Manteca needs to encourage the building of 2,188 affordable housing units by 2014 to meet a state mandated goal.

The city has adequate zoning to meet that target for affordable rental and owner occupied homes according to data compiled for the state required housing element update to the municipal general plan that serves as Manteca’s blueprint for growth. The real trick is to encourage developers to build affordable housing.

As things stand now Manteca developers have managed to build or plan just 103 affordable housing units leaving 2,175 units to go.

The draft of the updated housing element goes before the Manteca Planning Commission on Tuesday at 7 p.m. when they meet at the Manteca Civic Center, 1001 W. Center St.

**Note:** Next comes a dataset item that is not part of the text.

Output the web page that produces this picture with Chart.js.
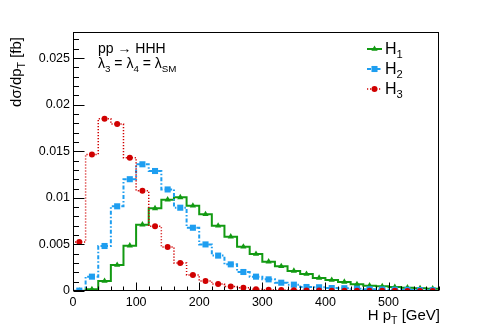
<!DOCTYPE html>
<html>
<head>
<meta charset="utf-8">
<script src="https://cdn.jsdelivr.net/npm/chart.js"></script>
<style>
    html, body { margin: 0; padding: 0; background: #fff; }
    canvas { display: block; }
</style>
</head>
<body>
<canvas id="ptChart" width="488" height="331"></canvas>
<script>
    // Bin centres of the 20 GeV pT bins
    const binCenters = [10, 30, 50, 70, 90, 110, 130, 150, 170, 190, 210, 230, 250, 270, 290,
                        310, 330, 350, 370, 390, 410, 430, 450, 470, 490, 510, 530, 550, 570];
    const binWidth = 20;

    // dsigma/dpT [fb] per bin
    const h1 = [0.00001, 0.00018, 0.00107, 0.00279, 0.00486, 0.00712, 0.00887, 0.0098, 0.01005, 0.00915,
                0.00823, 0.0070, 0.00583, 0.00475, 0.00397, 0.00315, 0.00265, 0.00215, 0.00182, 0.0014,
                0.00118, 0.00097, 0.00072, 0.00057, 0.0005, 0.00043, 0.00036, 0.00029, 0.00025];
    const h2 = [0.00004, 0.00154, 0.00483, 0.00909, 0.0120, 0.0136, 0.01288, 0.0109, 0.00894, 0.00679,
                0.0050, 0.0038, 0.00286, 0.00204, 0.00154, 0.00125, 0.00089, 0.00068, 0.00043, 0.0004,
                0.00032, 0.0003, 0.00025, 0.0002, 0.00017, 0.00014, 0.00012, 0.0001, 0.00008];
    const h3 = [0.00526, 0.01466, 0.01849, 0.01792, 0.0143, 0.01076, 0.00694, 0.00472, 0.0030, 0.00172,
                0.00107, 0.00074, 0.00048, 0.00036, 0.0002, 0.00013, 0.0001, 0.00008, 0.00006, 0.00005,
                0.00004, 0.00003, 0.00003, 0.00002, 0.00002, 0.00002, 0.00001, 0.00001, 0.00001];

    // Axis ticks
    const xTicks = [0, 100, 200, 300, 400, 500];
    const yTicks = [0, 0.005, 0.01, 0.015, 0.02, 0.025];
    const yTickLabels = ['0', '0.005', '0.01', '0.015', '0.02', '0.025'];

    const FONT = "'Liberation Sans', Arial, Helvetica, sans-serif";
    const GREEN = '#129a12';
    const BLUE = '#1e9ef0';
    const RED = '#d00000';

    // histogram outline: low edge of each bin, stepped, closed at both ends
    function outline(vals) {
        const pts = [{ x: binCenters[0] - binWidth / 2, y: 0 }];
        vals.forEach((v, i) => pts.push({ x: binCenters[i] - binWidth / 2, y: v }));
        const last = binCenters[binCenters.length - 1] + binWidth / 2;
        pts.push({ x: last, y: vals[vals.length - 1] });
        pts.push({ x: last, y: 0 });
        return pts;
    }
    function markers(vals) {
        return vals.map((v, i) => ({ x: binCenters[i], y: v }));
    }

    const series = [
        { name: 'H', sub: '1', vals: h1, color: GREEN, dash: [], width: 2, style: 'triangle', radius: 3.6 },
        { name: 'H', sub: '2', vals: h2, color: BLUE, dash: [4, 2, 1.5, 2], width: 2, style: 'rect', radius: 4.3 },
        { name: 'H', sub: '3', vals: h3, color: RED, dash: [1.2, 1.8], width: 1.5, style: 'circle', radius: 3 }
    ];

    const datasets = [];
    series.forEach((s, k) => {
        datasets.push({
            data: outline(s.vals),
            borderColor: s.color,
            borderWidth: s.width,
            borderDash: s.dash,
            stepped: 'before',
            pointRadius: 0,
            fill: false,
            order: 10 - k * 2
        });
        datasets.push({
            data: markers(s.vals),
            showLine: false,
            pointStyle: s.style,
            pointRadius: s.radius,
            pointBackgroundColor: s.color,
            pointBorderColor: s.color,
            pointBorderWidth: 0,
            order: 9 - k * 2
        });
    });

    // draw text with a subscript part
    function richText(ctx, parts, x, y, size, align) {
        const widths = parts.map(p => {
            ctx.font = (p.sub ? size * 0.7 : size) + 'px ' + FONT;
            return ctx.measureText(p.t).width;
        });
        const total = widths.reduce((a, b) => a + b, 0);
        let cx = align === 'right' ? x - total : x;
        ctx.textAlign = 'left';
        ctx.textBaseline = 'alphabetic';
        parts.forEach((p, i) => {
            ctx.font = (p.sub ? size * 0.7 : size) + 'px ' + FONT;
            ctx.fillText(p.t, cx, p.sub ? y + size * 0.28 : y);
            cx += widths[i];
        });
    }

    const rootStyle = {
        id: 'rootStyle',
        afterDatasetsDraw(chart) {
            const ctx = chart.ctx;
            const a = chart.chartArea;
            const xs = chart.scales.x, ys = chart.scales.y;
            ctx.save();
            ctx.strokeStyle = '#000';
            ctx.lineWidth = 1;
            const L = Math.round(a.left) + 0.5, R = Math.round(a.right) - 0.5;
            const T = Math.round(a.top) + 0.5, B = Math.round(a.bottom) - 0.5;
            ctx.strokeRect(L, T, R - L, B - T);

            ctx.beginPath();
            // x ticks, pointing up into the frame
            for (let v = 0; v <= xs.max + 1e-9; v += 20) {
                const px = Math.round(xs.getPixelForValue(v)) + 0.5;
                const len = (v % 100 === 0) ? 8 : 4;
                ctx.moveTo(px, B);
                ctx.lineTo(px, B - len);
            }
            // y ticks, pointing right into the frame
            for (let i = 0; i * 0.001 <= ys.max + 1e-9; i++) {
                const py = Math.round(ys.getPixelForValue(i * 0.001)) + 0.5;
                const len = (i % 5 === 0) ? 11 : 5.5;
                ctx.moveTo(L, py);
                ctx.lineTo(L + len, py);
            }
            ctx.stroke();
            ctx.restore();
        },
        afterDraw(chart) {
            const ctx = chart.ctx;
            ctx.save();
            ctx.fillStyle = '#000';

            // axis titles
            richText(ctx, [{ t: 'H p' }, { t: 'T', sub: true }, { t: ' [GeV]' }], 440, 320, 15, 'right');
            ctx.save();
            ctx.translate(21, 37);
            ctx.rotate(-Math.PI / 2);
            richText(ctx, [{ t: 'dσ/dp' }, { t: 'T', sub: true }, { t: ' [fb]' }], 0, 0, 15, 'right');
            ctx.restore();

            // process labels
            richText(ctx, [{ t: 'pp → HHH' }], 98, 53, 14, 'left');
            richText(ctx, [{ t: 'λ' }, { t: '3', sub: true }, { t: ' = λ' }, { t: '4', sub: true },
                           { t: ' = λ' }, { t: 'SM', sub: true }], 98, 68, 14, 'left');

            // legend
            series.forEach((s, k) => {
                const y = 49 + k * 20;
                ctx.strokeStyle = s.color;
                ctx.fillStyle = s.color;
                ctx.lineWidth = s.width;
                ctx.setLineDash(s.dash);
                ctx.beginPath();
                ctx.moveTo(367, y);
                ctx.lineTo(382, y);
                ctx.stroke();
                ctx.setLineDash([]);
                Chart.helpers.drawPoint(ctx, { pointStyle: s.style, radius: s.radius, rotation: 0, borderWidth: 0 }, 374.5, y);
                ctx.fillStyle = '#000';
                richText(ctx, [{ t: s.name }, { t: s.sub, sub: true }], 385, y + 5, 16, 'left');
            });
            ctx.restore();
        }
    };

    const tickFont = { family: FONT, size: 12.5 };

    new Chart(document.getElementById('ptChart').getContext('2d'), {
        type: 'line',
        data: { datasets: datasets },
        options: {
            responsive: false,
            animation: false,
            devicePixelRatio: 1,
            layout: { padding: { top: 32, right: 49, left: 0, bottom: 0 } },
            plugins: { legend: { display: false }, tooltip: { enabled: false } },
            scales: {
                x: {
                    type: 'linear',
                    min: 0,
                    max: 580,
                    afterBuildTicks: s => { s.ticks = xTicks.map(v => ({ value: v })); },
                    afterFit: s => { s.height = 40; },
                    grid: { display: false, drawTicks: false },
                    border: { display: false },
                    ticks: { font: tickFont, color: '#000', padding: 4, maxRotation: 0, autoSkip: false }
                },
                y: {
                    type: 'linear',
                    min: 0,
                    max: 0.0278,
                    afterBuildTicks: s => { s.ticks = yTicks.map(v => ({ value: v })); },
                    afterFit: s => { s.width = 73; },
                    grid: { display: false, drawTicks: false },
                    border: { display: false },
                    ticks: {
                        font: tickFont, color: '#000', padding: 3, autoSkip: false,
                        callback: (v, i) => yTickLabels[i]
                    }
                }
            }
        },
        plugins: [rootStyle]
    });
</script>
</body>
</html>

The San Joaquin Council of Governments in working with the California Department of Housing and Community Development determined that from Jan. 1, 2007 and June 30, 2014 Manteca needed to develop:

•1,483 lower income housing units.

•808 moderate-income housing units.

•1,762 above-moderate income units.

Manteca - between units already built and those planned will more than meet the above-moderate housing needs with an expected 3,633 units being built by mid-2014.

By contrast, only 11 moderate-income housing units have been built or planned leaving a deficit of 797 units. The lower-income shortfall is even greater with only 92 built or planned creating a shortfall of 1,391 units.

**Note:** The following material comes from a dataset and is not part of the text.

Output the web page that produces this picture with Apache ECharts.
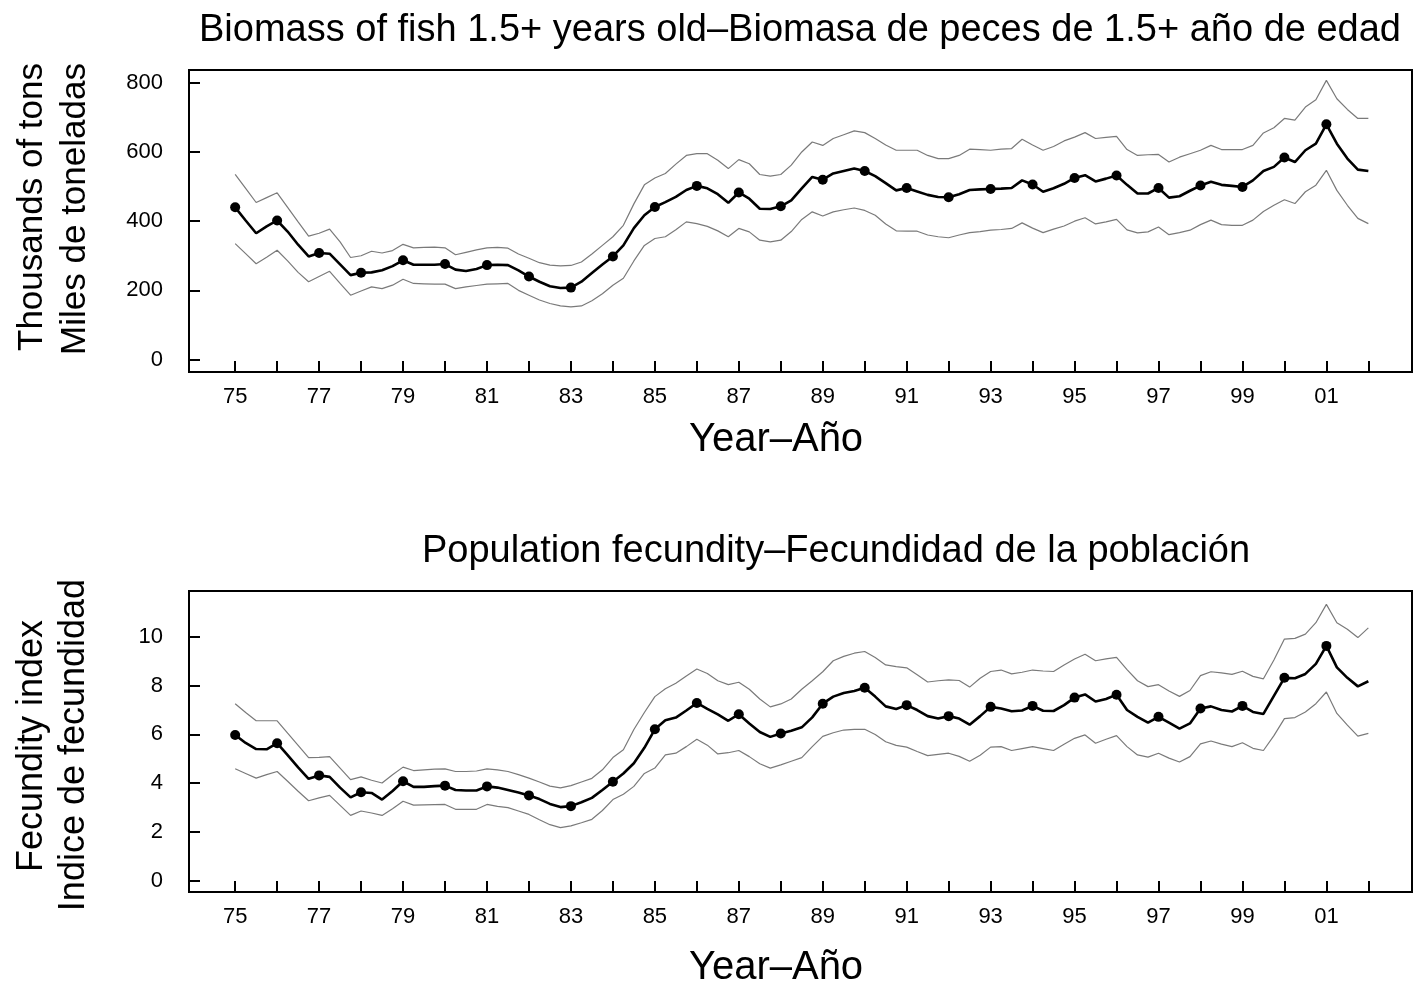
<!DOCTYPE html>
<html>
<head>
<meta charset="utf-8">
<script src="https://cdn.jsdelivr.net/npm/echarts@6/dist/echarts.min.js"></script>
<style>
  html, body { margin: 0; padding: 0; background: #fff; }
  #chart { width: 1414px; height: 988px; }
</style>
</head>
<body>
<div id="chart"></div>
<script>
// quarterly estimates, 1975.00 .. 2002.00 (109 values)
var startYear = 1975;

var biomass = [
    440, 402, 365, 385,  402, 370, 332, 298,  308, 306, 275, 244,  251, 252, 258, 270,
    287, 274, 274, 274,  276, 260, 256, 262,  273, 274, 273, 258,  240, 225, 212, 207,
    208, 225, 250, 275,  298, 330, 380, 417,  441, 455, 470, 490,  502, 495, 478, 453,
    483, 465, 436, 435,  443, 460, 495, 528,  520, 538, 545, 552,  545, 530, 510, 489,
    496, 486, 476, 470,  469, 478, 490, 492,  493, 494, 496, 518,  506, 485, 495, 508,
    525, 533, 515, 523,  532, 505, 480, 480,  496, 468, 472, 488,  503, 514, 505, 502,
    499, 518, 545, 557,  584, 571, 605, 624,  680, 624, 581, 549,  545
];
var biomassUpper = [
    535, 495, 454, 468,  482, 440, 398, 357,  365, 377, 340, 295,  300, 313, 308, 315,
    333, 323, 324, 325,  323, 303, 310, 317,  323, 324, 322, 305,  293, 280, 273, 271,
    272, 282, 305, 330,  355, 388, 450, 505,  525, 538, 565, 590,  595, 595, 576, 552,
    578, 566, 535, 530,  535, 562, 600, 629,  619, 639, 650, 661,  656, 639, 620, 605,
    605, 605, 590, 581,  581, 590, 608, 607,  605, 608, 610, 637,  620, 605, 616, 632,
    643, 656, 639, 642,  645, 607, 590, 592,  593, 571, 585, 595,  605, 619, 607, 607,
    607, 619, 655, 670,  697, 692, 730, 751,  807, 754, 723, 697,  697
];
var biomassLower = [
    335, 306, 277, 296,  316, 285, 252, 225,  240, 255, 220, 186,  198, 210, 205, 215,
    232, 220, 219, 218,  218, 205, 210, 214,  218, 219, 220, 200,  186, 172, 162, 155,
    152, 155, 170, 190,  215, 235, 285, 330,  350, 355, 375, 398,  393, 385, 372, 355,
    379, 369, 345, 340,  345, 370, 405, 427,  415, 427, 433, 438,  431, 417, 392, 372,
    371, 371, 360, 355,  352, 360, 367, 370,  374, 376, 379, 395,  380, 367, 377, 386,
    400, 410, 392, 398,  405, 375, 366, 369,  383, 361, 367, 374,  390, 403, 390, 388,
    388, 403, 428, 446,  462, 451, 485, 504,  547, 489, 446, 408,  393
];

var fecundity = [
    5.98, 5.65, 5.40, 5.39,  5.64, 5.15, 4.65, 4.18,  4.32, 4.26, 3.82, 3.42,  3.63, 3.60, 3.33, 3.68,
    4.08, 3.85, 3.85, 3.88,  3.90, 3.72, 3.70, 3.70,  3.87, 3.82, 3.72, 3.62,  3.50, 3.35, 3.15, 3.02,
    3.06, 3.22, 3.40, 3.72,  4.06, 4.40, 4.82, 5.45,  6.21, 6.58, 6.69, 6.98,  7.29, 7.05, 6.82, 6.56,
    6.83, 6.45, 6.10, 5.90,  6.04, 6.15, 6.29, 6.70,  7.26, 7.55, 7.70, 7.78,  7.91, 7.55, 7.15, 7.04,
    7.20, 7.00, 6.75, 6.65,  6.75, 6.65, 6.40, 6.75,  7.13, 7.06, 6.95, 6.98,  7.17, 6.97, 6.96, 7.20,
    7.51, 7.64, 7.35, 7.45,  7.63, 7.00, 6.72, 6.48,  6.72, 6.48, 6.24, 6.45,  7.06, 7.15, 7.00, 6.94,
    7.17, 6.92, 6.84, 7.58,  8.32, 8.30, 8.48, 8.89,  9.63, 8.75, 8.32, 7.97,  8.18
];
var fecundityUpper = [
    7.26, 6.90, 6.56, 6.56,  6.56, 6.05, 5.55, 5.05,  5.06, 5.09, 4.62, 4.15,  4.26, 4.12, 4.01, 4.35,
    4.66, 4.52, 4.55, 4.58,  4.59, 4.48, 4.48, 4.50,  4.59, 4.55, 4.48, 4.35,  4.21, 4.05, 3.88, 3.81,
    3.90, 4.05, 4.20, 4.55,  5.05, 5.37, 6.20, 6.90,  7.55, 7.87, 8.10, 8.40,  8.68, 8.50, 8.20, 8.04,
    8.14, 7.85, 7.45, 7.13,  7.25, 7.45, 7.85, 8.20,  8.57, 9.02, 9.20, 9.33,  9.40, 9.15, 8.85, 8.78,
    8.73, 8.45, 8.15, 8.20,  8.24, 8.21, 7.94, 8.30,  8.58, 8.64, 8.48, 8.55,  8.64, 8.60, 8.58, 8.85,
    9.09, 9.29, 9.02, 9.10,  9.16, 8.66, 8.20, 7.96,  8.04, 7.78, 7.56, 7.80,  8.41, 8.57, 8.52, 8.46,
    8.59, 8.38, 8.28, 9.05,  9.91, 9.94, 10.11, 10.58,  11.33, 10.58, 10.31, 9.97,  10.37
];
var fecundityLower = [
    4.59, 4.40, 4.21, 4.35,  4.48, 4.08, 3.67, 3.28,  3.40, 3.50, 3.09, 2.68,  2.86, 2.78, 2.68, 2.95,
    3.26, 3.10, 3.11, 3.12,  3.13, 2.93, 2.93, 2.93,  3.13, 3.05, 3.00, 2.86,  2.72, 2.50, 2.30, 2.18,
    2.25, 2.38, 2.52, 2.88,  3.33, 3.55, 3.87, 4.40,  4.62, 5.16, 5.23, 5.50,  5.80, 5.56, 5.20, 5.25,
    5.34, 5.09, 4.80, 4.62,  4.75, 4.90, 5.05, 5.50,  5.92, 6.07, 6.18, 6.21,  6.21, 6.00, 5.70, 5.55,
    5.48, 5.30, 5.13, 5.18,  5.23, 5.10, 4.90, 5.15,  5.48, 5.50, 5.34, 5.42,  5.50, 5.42, 5.34, 5.60,
    5.84, 5.98, 5.64, 5.80,  5.95, 5.50, 5.16, 5.07,  5.23, 5.03, 4.87, 5.09,  5.61, 5.73, 5.60, 5.50,
    5.66, 5.43, 5.34, 5.95,  6.65, 6.69, 6.92, 7.26,  7.74, 6.86, 6.38, 5.93,  6.04
];

var tickYears = [1975, 1976, 1977, 1978, 1979, 1980, 1981, 1982, 1983, 1984, 1985, 1986, 1987, 1988,
                 1989, 1990, 1991, 1992, 1993, 1994, 1995, 1996, 1997, 1998, 1999, 2000, 2001, 2002];
var labelYears = [1975, 1977, 1979, 1981, 1983, 1985, 1987, 1989, 1991, 1993, 1995, 1997, 1999, 2001];
var biomassTicks = [0, 200, 400, 600, 800];
var fecundityTicks = [0, 2, 4, 6, 8, 10];

var FONT = "'Liberation Sans', Arial, Helvetica, sans-serif";

function pairs(values) {
    return values.map(function (v, i) { return [startYear + i / 4, v]; });
}
// one dot at the start of each year (not at the final quarter)
function annual(values) {
    var out = [];
    values.forEach(function (v, i) {
        if (i % 4 == 0 && i < values.length - 1) out.push([startYear + i / 4, v]);
    });
    return out;
}

function xAxis(gridIndex) {
    return {
        type: 'value', gridIndex: gridIndex,
        min: 1973.9, max: 2003.04,
        axisLine: { show: true, onZero: false, lineStyle: { color: '#000', width: 2 } },
        axisTick: { show: true, inside: true, length: 11, customValues: tickYears,
                    lineStyle: { color: '#000', width: 2 } },
        axisLabel: { customValues: labelYears, margin: 14, color: '#000', fontSize: 22, fontFamily: FONT,
                     formatter: function (v) { return String(v).slice(2); } },
        splitLine: { show: false }
    };
}
function yAxis(gridIndex, min, max, ticks) {
    return {
        type: 'value', gridIndex: gridIndex, min: min, max: max,
        axisLine: { show: true, onZero: false, lineStyle: { color: '#000', width: 2 } },
        axisTick: { show: true, inside: true, length: 11, customValues: ticks,
                    lineStyle: { color: '#000', width: 2 } },
        axisLabel: { customValues: ticks, margin: 26, color: '#000', fontSize: 22, fontFamily: FONT },
        splitLine: { show: false }
    };
}
function band(name, values, idx) {
    return {
        name: name, type: 'line', xAxisIndex: idx, yAxisIndex: idx,
        data: pairs(values), symbol: 'none', silent: true,
        lineStyle: { color: '#7a7a7a', width: 1.2 }
    };
}
function mainLine(name, values, idx) {
    return {
        name: name, type: 'line', xAxisIndex: idx, yAxisIndex: idx,
        data: pairs(values), symbol: 'none',
        lineStyle: { color: '#000', width: 2.6 }
    };
}
function dots(name, values, idx) {
    return {
        name: name, type: 'scatter', xAxisIndex: idx, yAxisIndex: idx,
        data: annual(values), symbol: 'circle', symbolSize: 10,
        itemStyle: { color: '#000', opacity: 1 }, z: 5
    };
}
function label(text, x, y, size, rotate) {
    return {
        type: 'text', x: x, y: y, rotation: rotate ? Math.PI / 2 : 0,
        style: { text: text, fill: '#000', font: size + 'px ' + FONT,
                 textAlign: 'center', textVerticalAlign: 'middle' }
    };
}

var chart = echarts.init(document.getElementById('chart'), null, { renderer: 'canvas' });
chart.setOption({
    backgroundColor: '#fff',
    animation: false,
    grid: [
        { left: 189, top: 70, width: 1223, height: 302, show: true, borderColor: '#000', borderWidth: 2 },
        { left: 189, top: 591, width: 1223, height: 301, show: true, borderColor: '#000', borderWidth: 2 }
    ],
    xAxis: [xAxis(0), xAxis(1)],
    yAxis: [yAxis(0, -36, 837, biomassTicks), yAxis(1, -0.46, 11.88, fecundityTicks)],
    series: [
        band('Biomass upper', biomassUpper, 0),
        band('Biomass lower', biomassLower, 0),
        mainLine('Biomass', biomass, 0),
        dots('Biomass annual', biomass, 0),
        band('Fecundity upper', fecundityUpper, 1),
        band('Fecundity lower', fecundityLower, 1),
        mainLine('Fecundity', fecundity, 1),
        dots('Fecundity annual', fecundity, 1)
    ],
    graphic: [
        label('Biomass of fish 1.5+ years old\u2013Biomasa de peces de 1.5+ año de edad', 800, 31, 38),
        label('Year\u2013Año', 776, 440, 40),
        label('Thousands of tons', 32, 207, 35, true),
        label('Miles de toneladas', 75, 209, 35, true),
        label('Population fecundity\u2013Fecundidad de la población', 836, 552, 38),
        label('Year\u2013Año', 776, 968, 40),
        label('Fecundity index', 32, 746, 36, true),
        label('Indice de fecundidad', 74, 745, 36, true)
    ]
});
</script>
</body>
</html>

The goals established by the state were formulated before the mortgage meltdown sent prices plummeting. While housing elements specifically address new housing opportunities, the actual need for affordable rentals and owner-occupied homes will be lessened somewhat by the fact housing prices have collapsed by close to 55 percent in the last three years.

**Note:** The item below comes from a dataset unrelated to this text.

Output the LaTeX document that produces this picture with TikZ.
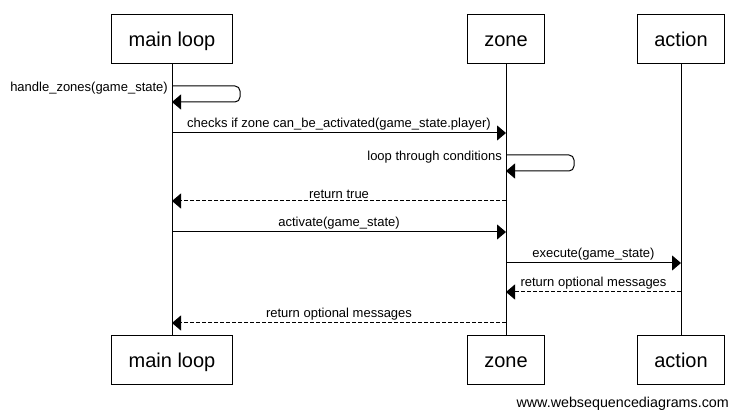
\documentclass[tikz,border=0pt]{standalone}
\usepackage{fontspec}
\setmainfont{Liberation Sans}
\usetikzlibrary{arrows.meta}

\begin{document}
\begin{tikzpicture}[x=1pt, y=-1pt,
    actor/.style={draw, line width=1pt, minimum height=49pt, inner xsep=17pt,
        text height=16.5pt, text depth=2pt,
        font=\fontsize{20}{24}\selectfont},
    msg/.style={line width=1pt, -{Triangle[length=9pt, width=15pt]}},
    reply/.style={msg, dash pattern=on 4pt off 2pt},
    selfmsg/.style={msg, rounded corners=5pt},
    lbl/.style={font=\fontsize{13}{15}\selectfont, inner sep=2pt}]
    \def\topY{39.5}
    \def\botY{360.5}

    \useasboundingbox (0,0) rectangle (739,419);

    % Participants
    \node[actor, minimum width=121pt] (mainTop) at (172,\topY) {main loop};
    \node[actor, minimum width=77pt] (zoneTop) at (506,\topY) {zone};
    \node[actor, minimum width=85pt] (actionTop) at (681,\topY) {action};
    \node[actor, minimum width=121pt] (mainBot) at (172,\botY) {main loop};
    \node[actor, minimum width=77pt] (zoneBot) at (506,\botY) {zone};
    \node[actor, minimum width=85pt] (actionBot) at (681,\botY) {action};

    % Draw lifelines
    \draw[line width=1pt] (mainTop) -- (mainBot);
    \draw[line width=1pt] (zoneTop) -- (zoneBot);
    \draw[line width=1pt] (actionTop) -- (actionBot);

    % Message points
    \coordinate (m1) at (mainTop |- 0,86);
    \coordinate (m2) at (mainTop |- 0,102);
    \coordinate (m3) at (mainTop |- 0,133);
    \coordinate (z3) at (zoneTop |- 0,133);
    \coordinate (z4) at (zoneTop |- 0,155);
    \coordinate (z5) at (zoneTop |- 0,171);
    \coordinate (z6) at (zoneTop |- 0,201);
    \coordinate (m6) at (mainTop |- 0,201);
    \coordinate (m7) at (mainTop |- 0,232);
    \coordinate (z7) at (zoneTop |- 0,232);
    \coordinate (z8) at (zoneTop |- 0,263);
    \coordinate (a8) at (actionTop |- 0,263);
    \coordinate (a9) at (actionTop |- 0,292);
    \coordinate (z9) at (zoneTop |- 0,292);
    \coordinate (z10) at (zoneTop |- 0,323);
    \coordinate (m10) at (mainTop |- 0,323);

    % Messages
    \draw[selfmsg] (m1) -- (240,86) -- (240,102) -- (m2);
    \node[lbl, anchor=east] (l1) at (170,88) {handle\_zones(game\_state)};

    \draw[msg] (m3) -- node[lbl, above] (l2) {checks if zone can\_be\_activated(game\_state.player)} (z3);

    \draw[selfmsg] (z4) -- (574,155) -- (574,171) -- (z5);
    \node[lbl, anchor=east] (l3) at (504,157) {loop through conditions};

    \draw[reply] (z6) -- node[lbl, above] (l4) {return true} (m6);
    \draw[msg] (m7) -- node[lbl, above] (l5) {activate(game\_state)} (z7);
    \draw[msg] (z8) -- node[lbl, above] (l6) {execute(game\_state)} (a8);
    \draw[reply] (a9) -- node[lbl, above] (l7) {return optional messages} (z9);
    \draw[reply] (z10) -- node[lbl, above] (l8) {return optional messages} (m10);

    % Footer
    \node[lbl, anchor=east, font=\fontsize{14.3}{16}\selectfont] (url) at (731,404) {www.websequencediagrams.com};
\end{tikzpicture}
\end{document}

Even so, Manteca officials acknowledge that there is still a huge need and that any relief provided by the mortgage crisis is only temporary.

The draft report indicates the biggest potential for creating affordable lower income housing lies not in traditional detached projects but in Manteca’s abundance of commercial mixed use land. The city believes there could be 1,669 lower income housing units generated this way on land already zoned for commercial mixed use or 208 units more than is required by mid-2014 to meet the state housing goal.

Many of these units would end up being apartments and possible condos or rental units above ground floor retail. Several proposals have been made to build apartments as buffers between new commercial and traditional single family residnetial projects such as AKF’s proposal to place apartments between the retail being built on the northeast corner of Union Road and Lathrop Road and the under construction Union Ranch neighborhood.

Manteca is exploring changes in central district zoning and development rules that would make it significantly easier for multi-use projects that have second and third floor residnetial above ground floor commercial.

Among suggestions offered by the public at housing workshops on how the city could encourage developers to build more affordable housing are:

• speeding up project processing times.

• providing funding and offering reduced fees for affordable housing developers.

• building mixed-use housing downtown close to transit.

• using redevelopment funds to pay for infrastructure such as water and sewer lines

• giving developers flexibility in building higher density units through changes in the zoning ordinance.

• allowing higher density development.